If you're a turfgrass student eying a potential career as a superintendent or an assistant just getting started in the business, there is little doubt that some of this industry's biggest companies are fully invested in getting you started on the right foot.
Exhibit A is Jacobsen's Future Turf Managers event, which starts in earnest this morning. This is the fourth year the equipment giant has backed this event (following many years of hosting a similar event when it was a much smaller company based in Racine, Wis.) that brings students and recent graduates of turfgrass programs from around the country to its corporate home in Charlotte, N.C., for an inside look at its products and some of its most high-profile clients.

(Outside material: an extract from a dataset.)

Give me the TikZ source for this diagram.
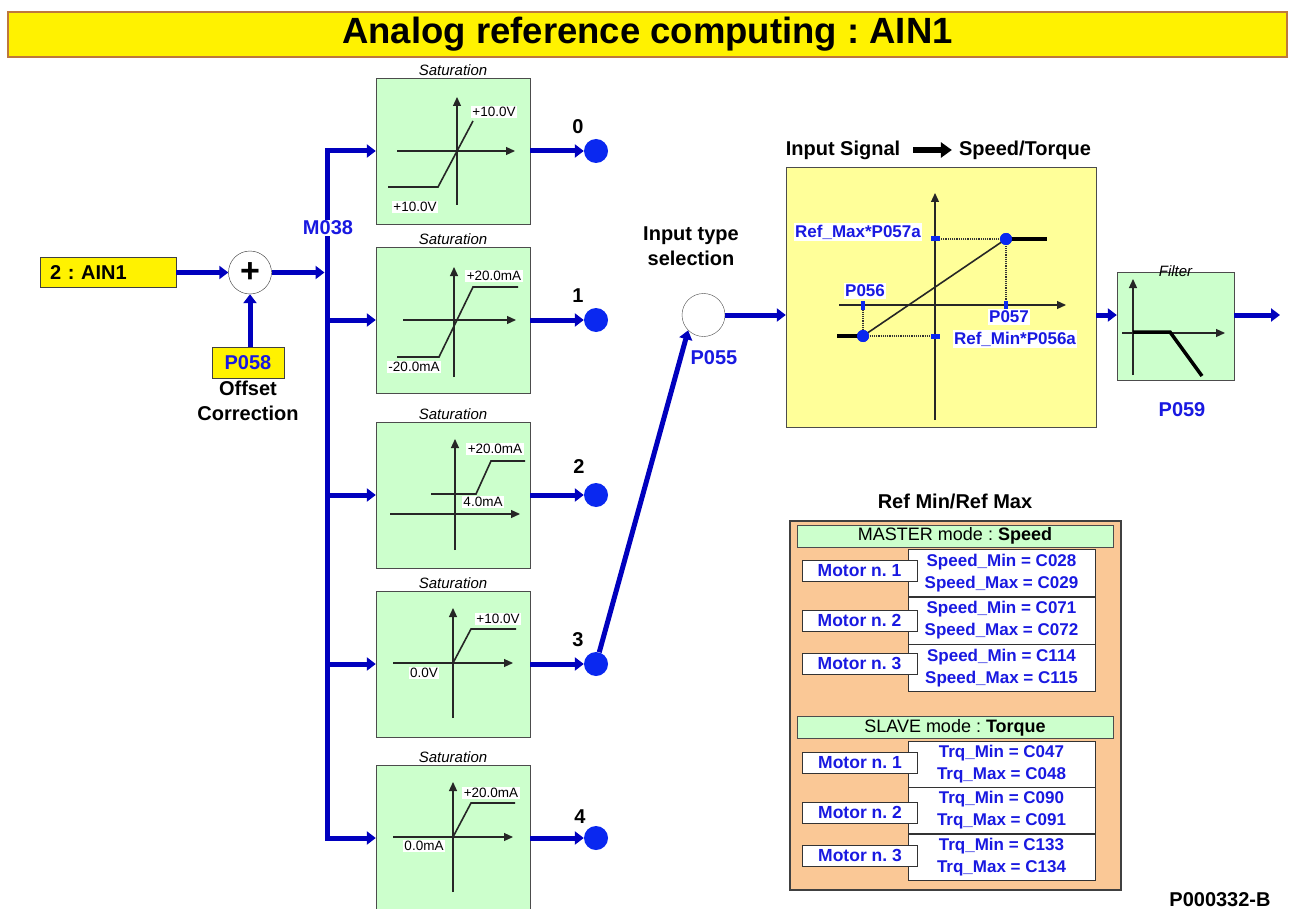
\documentclass[tikz,border=0pt]{standalone}
\usepackage{fontspec}
\setmainfont{Liberation Sans}
\frenchspacing
\usetikzlibrary{
    arrows.meta,
    positioning,
    calc
}
\definecolor{wireblue}{RGB}{0,0,190}
\definecolor{dotblue}{RGB}{10,40,240}
\definecolor{txtblue}{RGB}{25,25,225}
\definecolor{satgreen}{RGB}{204,255,204}
\definecolor{paleyellow}{RGB}{255,255,153}
\definecolor{peach}{RGB}{250,200,150}
\definecolor{titleedge}{RGB}{190,120,60}
\tikzset{
    titlebar/.style = {
        rectangle,
        draw=titleedge,
        line width=1.5pt,
        fill=yellow,
        minimum width=1279pt,
        minimum height=45pt,
        font=\fontsize{36.5}{40}\selectfont\bfseries
    },
    lbl/.style = {
        inner sep=1pt,
        align=center,
        font=\fontsize{20}{25}\selectfont\bfseries
    },
    bluelbl/.style = {
        lbl,
        text=txtblue
    },
    inbox/.style = {
        rectangle,
        draw=black!75,
        fill=yellow,
        inner xsep=10pt,
        text width=116pt,
        minimum height=30pt,
        align=left,
        font=\fontsize{20}{24}\selectfont\bfseries
    },
    parbox/.style = {
        rectangle,
        draw=black!75,
        fill=yellow,
        minimum width=72pt,
        minimum height=31pt,
        text=txtblue,
        font=\fontsize{20}{24}\selectfont\bfseries
    },
    sumnode/.style = {
        circle,
        draw=black!80,
        fill=white,
        minimum size=43pt,
        inner sep=0pt,
        font=\fontsize{34}{34}\selectfont\bfseries
    },
    selcircle/.style = {
        circle,
        draw=black!70,
        fill=white,
        minimum size=43pt,
        inner sep=0pt
    },
    satbox/.style = {
        rectangle,
        draw=black!70,
        fill=satgreen,
        minimum width=154pt,
        minimum height=146pt
    },
    sattitle/.style = {
        inner sep=2pt,
        font=\fontsize{15}{17}\selectfont\itshape
    },
    smalllbl/.style = {
        fill=white,
        inner sep=1.5pt,
        font=\fontsize{13.5}{15}\selectfont
    },
    plbl/.style = {
        fill=white,
        inner sep=1.5pt,
        text=txtblue,
        font=\fontsize{17}{19}\selectfont\bfseries
    },
    wire/.style = {
        draw=wireblue,
        line width=5pt
    },
    flow/.style = {
        wire,
        -{Triangle[length=9pt,width=13pt]}
    },
    outdot/.style = {
        circle,
        fill=dotblue,
        minimum size=24pt,
        inner sep=0pt
    },
    pdot/.style = {
        circle,
        fill=dotblue,
        minimum size=12pt,
        inner sep=0pt
    },
    tickv/.style = {
        rectangle,
        fill=dotblue,
        minimum width=4pt,
        minimum height=9pt,
        inner sep=0pt
    },
    tickh/.style = {
        rectangle,
        fill=dotblue,
        minimum width=9pt,
        minimum height=5pt,
        inner sep=0pt
    },
    axis/.style = {
        draw=black!85,
        line width=1.2pt,
        -{Triangle[length=9pt,width=8pt]}
    },
    curve/.style = {
        draw=black!85,
        line width=1.6pt
    },
    thickcurve/.style = {
        draw=black,
        line width=3.5pt
    },
    dotline/.style = {
        draw=black!80,
        line width=1.2pt,
        densely dotted
    },
    bigarrow/.style = {
        draw=black,
        line width=6pt,
        -{Triangle[length=11pt,width=15pt]}
    },
    yelbox/.style = {
        rectangle,
        draw=black!70,
        fill=paleyellow,
        minimum width=310pt,
        minimum height=260pt
    },
    filtbox/.style = {
        rectangle,
        draw=black!70,
        fill=satgreen,
        minimum width=117pt,
        minimum height=108pt
    },
    refbox/.style = {
        rectangle,
        draw=black!75,
        line width=1.2pt,
        fill=peach,
        minimum width=331pt,
        minimum height=369pt
    },
    modebar/.style = {
        rectangle,
        draw=black!70,
        fill=satgreen,
        minimum width=316pt,
        minimum height=22pt,
        inner sep=0pt,
        font=\fontsize{18}{20}\selectfont
    },
    valbox/.style = {
        rectangle,
        draw=black!80,
        fill=white,
        minimum width=187pt,
        minimum height=47pt,
        inner sep=0pt,
        align=center,
        text=txtblue,
        font=\fontsize{17}{22}\selectfont\bfseries
    },
    motorbox/.style = {
        rectangle,
        draw=black!80,
        fill=white,
        minimum width=115pt,
        minimum height=21pt,
        inner sep=0pt,
        text=txtblue,
        font=\fontsize{17.5}{19}\selectfont\bfseries
    }
}

\begin{document}
\begin{tikzpicture}[x=1pt,y=-1pt]
\fill[white] (0,0) rectangle (1292,909);
\useasboundingbox (0,0) rectangle (1292,909);

\node[titlebar] (title) at (647.5,34.5) {Analog reference computing : AIN1};

% input and offset
\node[inbox] (ain) at (108,272.5) {2 : AIN1};
\node[sumnode] (sum) at (250,272.5) {+};
\node[parbox] (p058) at (248,363) {P058};
\node[lbl, below=1pt of p058] (offset) {Offset\\Correction};
\draw[flow] (ain.east) -- (sum.west);
\draw[flow] (p058.north -| sum) -- (sum.south);

% M038 bus
\coordinate (bustop) at (327,151);
\coordinate (busbot) at (327,838);
\draw[wire, line cap=rect] (bustop) -- (busbot);
\draw[flow, shorten >=2.5pt] (sum.east) -- (sum.east -| bustop);
\node[bluelbl, fill=white] (m038) at (328,228) {M038};

% saturation blocks
\node[satbox] (sat0) at (453,151) {};
\node[satbox] (sat1) at (453,320) {};
\node[satbox] (sat2) at (453,495) {};
\node[satbox] (sat3) at (453,664) {};
\node[satbox] (sat4) at (453,838) {};
\node[sattitle, above=0pt of sat0] (sat0t) {Saturation};
\node[sattitle, above=0pt of sat1] (sat1t) {Saturation};
\node[sattitle, above=0pt of sat2] (sat2t) {Saturation};
\node[sattitle, above=0pt of sat3] (sat3t) {Saturation};
\node[sattitle, above=0pt of sat4] (sat4t) {Saturation};
\draw[flow] (bustop) -- (sat0.west);
\draw[flow] (sat1.west -| bustop) -- (sat1.west);
\draw[flow] (sat2.west -| bustop) -- (sat2.west);
\draw[flow] (sat3.west -| bustop) -- (sat3.west);
\draw[flow] (busbot) -- (sat4.west);

\begin{scope}[shift={(sat0.center)}]
\draw[axis] (4,54) -- (4,-54);
\draw[axis] (-56,0) -- (62,0);
\draw[curve] (-65,36) -- (-15,36) -- (20,-30);
\node[smalllbl] (s0hi) at (41,-39) {+10.0V};
\node[smalllbl] (s0lo) at (-38,56) {+10.0V};
\end{scope}
\begin{scope}[shift={(sat1.center)}]
\draw[axis] (1,57) -- (1,-53);
\draw[axis] (-50,0) -- (63,0);
\draw[curve] (-56,37) -- (-14,37) -- (20,-33) -- (65,-33);
\node[smalllbl] (s1hi) at (41,-44) {+20.0mA};
\node[smalllbl] (s1lo) at (-39,47) {-20.0mA};
\end{scope}
\begin{scope}[shift={(sat2.center)}]
\draw[axis] (2,55) -- (2,-56);
\draw[axis] (-63,19) -- (67,19);
\draw[curve] (-22,-1) -- (23,-1) -- (38,-34) -- (72,-34);
\node[smalllbl] (s2hi) at (42,-46) {+20.0mA};
\node[smalllbl] (s2lo) at (30,7) {4.0mA};
\end{scope}
\begin{scope}[shift={(sat3.center)}]
\draw[axis] (0,54) -- (0,-56);
\draw[axis] (-60,-1) -- (60,-1);
\draw[curve] (0,-1) -- (18,-35) -- (63,-35);
\node[smalllbl] (s3hi) at (45,-45) {+10.0V};
\node[smalllbl] (s3lo) at (-29,9) {0.0V};
\end{scope}
\begin{scope}[shift={(sat4.center)}]
\draw[axis] (0,54) -- (0,-56);
\draw[axis] (-60,-1) -- (60,-1);
\draw[curve] (0,-1) -- (18,-35) -- (62,-35);
\node[smalllbl] (s4hi) at (38,-45) {+20.0mA};
\node[smalllbl] (s4lo) at (-29,8) {0.0mA};
\end{scope}

% outputs 0..4
\node[outdot] (out0) at (596,151) {};
\node[outdot] (out1) at (596,320) {};
\node[outdot] (out2) at (596,495) {};
\node[outdot] (out3) at (596,664) {};
\node[outdot] (out4) at (596,838) {};
\draw[flow] (sat0.east) -- (out0.west);
\draw[flow] (sat1.east) -- (out1.west);
\draw[flow] (sat2.east) -- (out2.west);
\draw[flow] (sat3.east) -- (out3.west);
\draw[flow] (sat4.east) -- (out4.west);
\node[lbl] (n0) at (578,127) {0};
\node[lbl] (n1) at (578,296) {1};
\node[lbl] (n2) at (579,467) {2};
\node[lbl] (n3) at (578,640) {3};
\node[lbl] (n4) at (580,817) {4};

% input type selection
\node[lbl] (seltitle) at (691,246) {Input type\\selection};
\node[selcircle] (p055) at (703.5,315) {};
\node[bluelbl] (p055lbl) at (714,358) {P055};
\draw[flow] (out3) -- (p055.south west);

% input signal -> speed/torque
\node[yelbox] (sig) at (941,297) {};
\node[lbl] (sigin) at (843,150) {Input Signal};
\node[lbl] (sigout) at (1025,150) {Speed/Torque};
\draw[bigarrow, shorten <=12pt, shorten >=6pt] (sigin.east) -- (sigout.west);
\draw[flow] (p055.east) -- (p055.east -| sig.west);

\draw[axis] (935,420) -- (935,193);
\draw[axis] (839,305) -- (1066,305);
\node[pdot] (pmin) at (863,336) {};
\node[pdot] (pmax) at (1006,239) {};
\draw[dotline] (pmin.center) -- (935,336);
\draw[dotline] (863,305) -- (pmin.center);
\draw[dotline] (pmax.center) -- (935,239);
\draw[dotline] (pmax.center) -- (1006,305);
\draw[thickcurve] (837,336) -- (pmin.center);
\draw[curve] (pmin.center) -- (pmax.center);
\draw[thickcurve] (pmax.center) -- (1047,239);
\node[pdot] at (pmin) {};
\node[pdot] at (pmax) {};
\node[tickv] (t056) at (863,305) {};
\node[tickv] (t057) at (1006,305) {};
\node[tickh] (tmin) at (935,336) {};
\node[tickh] (tmax) at (935,239) {};
\node[plbl] (refmax) at (858,232) {Ref\_Max*P057a};
\node[plbl] (p056) at (865,291) {P056};
\node[plbl] (p057) at (1009,317) {P057};
\node[plbl] (refmin) at (1015,339) {Ref\_Min*P056a};

% filter
\node[filtbox] (filt) at (1175.5,326) {};
\node[sattitle, above=-7pt of filt] (filtlbl) {Filter};
\draw[axis] (1133,375) -- (1133,279);
\draw[axis] (1122,333) -- (1225,333);
\draw[thickcurve] (1133,332) -- (1170,332) -- (1202,376);
\node[bluelbl] (p059) at (1182,410) {P059};
\coordinate (fout) at (1280,315);
\draw[flow] (sig.east |- p055) -- (filt.west |- p055);
\draw[flow] (filt.east |- p055) -- (fout);

% ref min / ref max table
\node[lbl] (reftitle) at (955,501) {Ref Min/Ref Max};
\node[refbox] (refmm) at (955.5,705.5) {};
\node[modebar] (master) at (955,536) {MASTER mode : \textbf{Speed}};
\node[valbox] (vs1) at (1001.5,573) {Speed\_Min = C028\\Speed\_Max = C029};
\node[valbox, below=0pt of vs1] (vs2) {Speed\_Min = C071\\Speed\_Max = C072};
\node[valbox, below=0pt of vs2] (vs3) {Speed\_Min = C114\\Speed\_Max = C115};
\node[motorbox] (ms1) at (859.5,570.5) {Motor n. 1};
\node[motorbox] (ms2) at (859.5,620.5) {Motor n. 2};
\node[motorbox] (ms3) at (859.5,663.5) {Motor n. 3};
\node[modebar] (slave) at (955,727.5) {SLAVE mode : \textbf{Torque}};
\node[valbox, minimum height=46pt] (vt1) at (1001.5,764) {Trq\_Min = C047\\Trq\_Max = C048};
\node[valbox, minimum height=46pt, below=0pt of vt1] (vt2) {Trq\_Min = C090\\Trq\_Max = C091};
\node[valbox, minimum height=46pt, below=0pt of vt2] (vt3) {Trq\_Min = C133\\Trq\_Max = C134};
\node[motorbox] (mt1) at (860,762.5) {Motor n. 1};
\node[motorbox] (mt2) at (860,812.5) {Motor n. 2};
\node[motorbox] (mt3) at (860,855.5) {Motor n. 3};

\node[lbl] (docid) at (1220,900) {P000332-B};
\end{tikzpicture}
\end{document}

Of course, Jacobsen isn't alone in this arena. The Toro Co. has put its full might behind the Future Leaders Forum, in which it partners with The First Tee and Walt Disney World to give First Tee participants an in-depth look at careers in golf. John Deere and Bayer Environmental Science have partnered on the Green Start Academy, an event catering to assistant superintendents.
There are plenty of solid business reasons for these companies to be investing so solidly in these kinds of events, most notably the fact that they are courting the men and women who will become their primary customers in the future. But there is also a real sense of "giving back" at these events, a sense that it really is more about helping solidify the future of this industry that it is about selling product.
I'll get a first-hand look at Jacobsen's brand of giving back during day one of the 2010 Future Turf Mangers event today. We're heading to the company's Wilmar production facility in the morning, followed by a visit to Quail Hollow GC, where we'll hear from superintendent Jeff Kent fresh off another successful Quail Hollow Championship and get the opportunity to put some of Jake's equipment to the test. I'll have a full update, complete with photos, later today.